Hayatın tüm alanlarında kişideki ahlak, din-i mubin-i İslam’ın temsiliyet sancağıdır. İbadet ve diğer davranışlarda ahlak bir fazilettir. Ama iktisatta ise şarttır.

Bugün İslam dünyasının en büyük sorunlarının teslimiyet ve temsiliyet sorunu olduğunu düşünüyorum. Teslimiyet avamın, temsiliyet de havasın büyük imtihanıdır. İktisadi ahlak sınavını atlatamayan ümmet, başkalarına adil şahitlik yapamaz. Adil şahitlik vasfını yitiren bir toplumun hangi dine mensup olduğunun bir kıymet-i harbiyesi de yoktur. Bu duruma düşen dine yük olup, Kur’an’ın fermanıyla “kifl” (Nisa/84) olmaktan başka bir şey değildir. İlahi sistem tümüyle dünya hayatında insanlığa mutluluk vaat eder. Mali müktesepte ahlak sorununu yaşayan topluma mutluluk vaat edemez.

     Din-i mubin-i İslam, özü itibarıyla bireysel ve toplumsal dürüstlüğü hedefleyen ilahi bir dindir. İbadetlerini günlük hayatına taşıyamayanlar, naslarla yerilmiştir. (Maun/4,5 İbadetlerdeki tadil-i erkan ve huşu ne ise iş hayatımızdaki ahlaki prensipler de odur. Bu manada yazacağımız yazılar, okuyacağımız kitaplar ve vereceğimiz konferansların hayata dokunması gerekir. Bu noktalarda hayata dokunulmuyorsa, yapılan işin hamallığından öteye bir mana ifade etmez.

Yaşanabilir mutlu bir toplumun inşası, insanoğlunun iç âlemini Kur’an ve Sünnet ile ihya etmekten geçer. Kalbimizdeki imanın, toplum içinde bizi adil şahitlikte bir yere taşıması gerekir. Bu aksiyoner imanın dışa tezahürü kişideki ahlakla mümkün. Ayete bakın “Ey iman edenler gelin iman ediniz…” (Nisa/136)

Bugün ümmetin en büyük sınavı toplumsal ahlak sınavıdır. Bu ahlaki niteliğinin en zayıf noktası iktisadi noktasıdır. On dört buçuk asırlık İslam tarihinde yaşanabilir bir toplumun inşasında Müslüman tüccarların payı çok büyüktür. İslam’ın, iş adamına kazandırdığı “kesb ahlakı” ile iktisadı ibadet, ticareti iyilik hareketi, çarşı pazarı da bir sevgi ve dayanışma alanı haline getirmiştir.

Rızık ahlakı denilen bir kavramımız vardır. İktisadi ahlak, kazanırken helale dikkat emek ve kendi iktisadi gücünü elde etmekle mümkündür.
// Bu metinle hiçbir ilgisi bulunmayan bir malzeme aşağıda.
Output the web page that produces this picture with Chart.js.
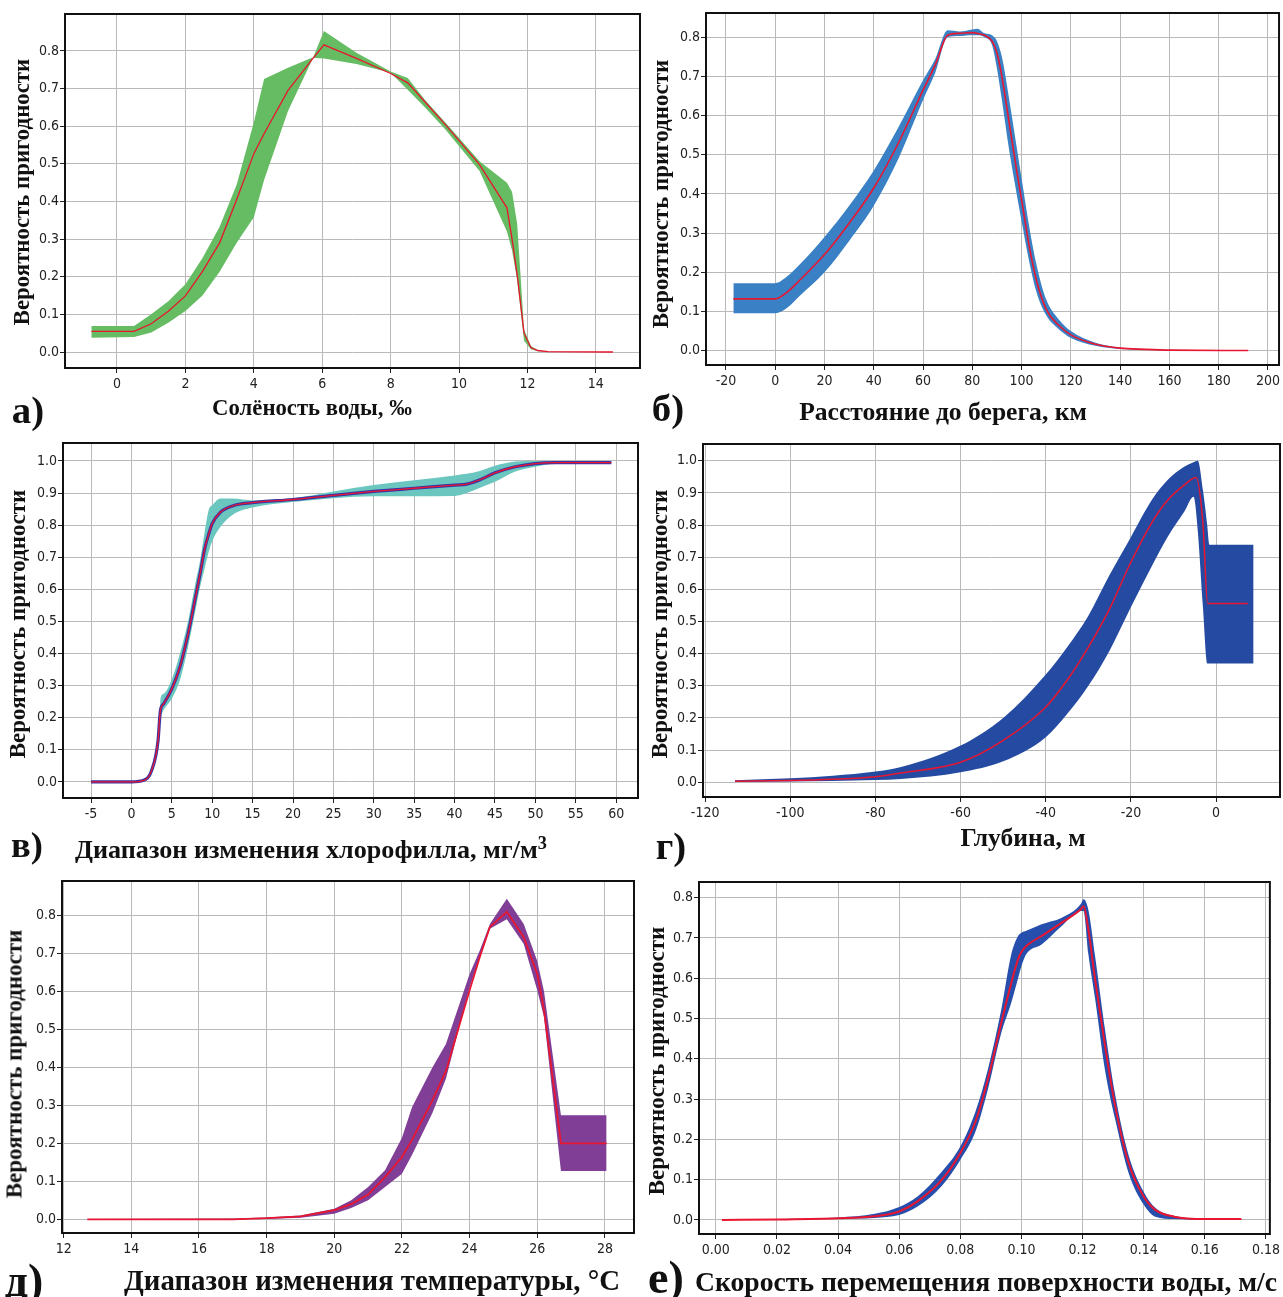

Tespitlerime göre ümmet bugün bu her iki ahlaki noktada dibe vurmuştur. Bugün hem iktisadi kazancın kesbini hem de iktisadi güçsüzlüğün getirdiği ahlaki zafiyeti beraber yaşamaktayız. Peygamberimizin (sallallahu aleyhi vesellem) fakirlikten Allah’a sığınmasının bir de böyle bir manası vardır. Müslümanlar siyasal ve iktisadi hususlarda güçlü olduğunda dine daha iyi hizmetler yapmışlardır. Başka ülkelerin İslam’a ihtidaları Müslümanların siyaseten ve iktisaden güçlü oldukları zamanlar olmuştur. İktisaden tüccarlar, siyaseten mücahitler İslam’ı dünyaya yaydılar.

Siyaseten ve iktisaden güçsüz olan pelit bir toplum cazibeliğini kaybeder. Bu iki noktada cazibeliğini kaybeden bir toplumu kimse özenip de “dur ben de bunlar gibi olayım” demez. Siyaseten belli bir İslami gücü elde edenlerin, din düşmanlarınca iktisadi açıdan saldırıya maruz kalmaları da bundandır.

İktisadi güçsüzlük de bir yoksulluk sebebidir. Yüce Allah tarafından ganimetlerin beşte birinin Peygambere verilmesini tasavvur edelim. O gün siyasi otoritenin başında Peygamberimiz (sallallahu aleyhi vesellem) bulunuyordu. Nübüvvet makamının toplumun zekâtını almaması çok önemlidir. Müslümanlarca bu noktanın iyi anlaşıldığından emin değilim.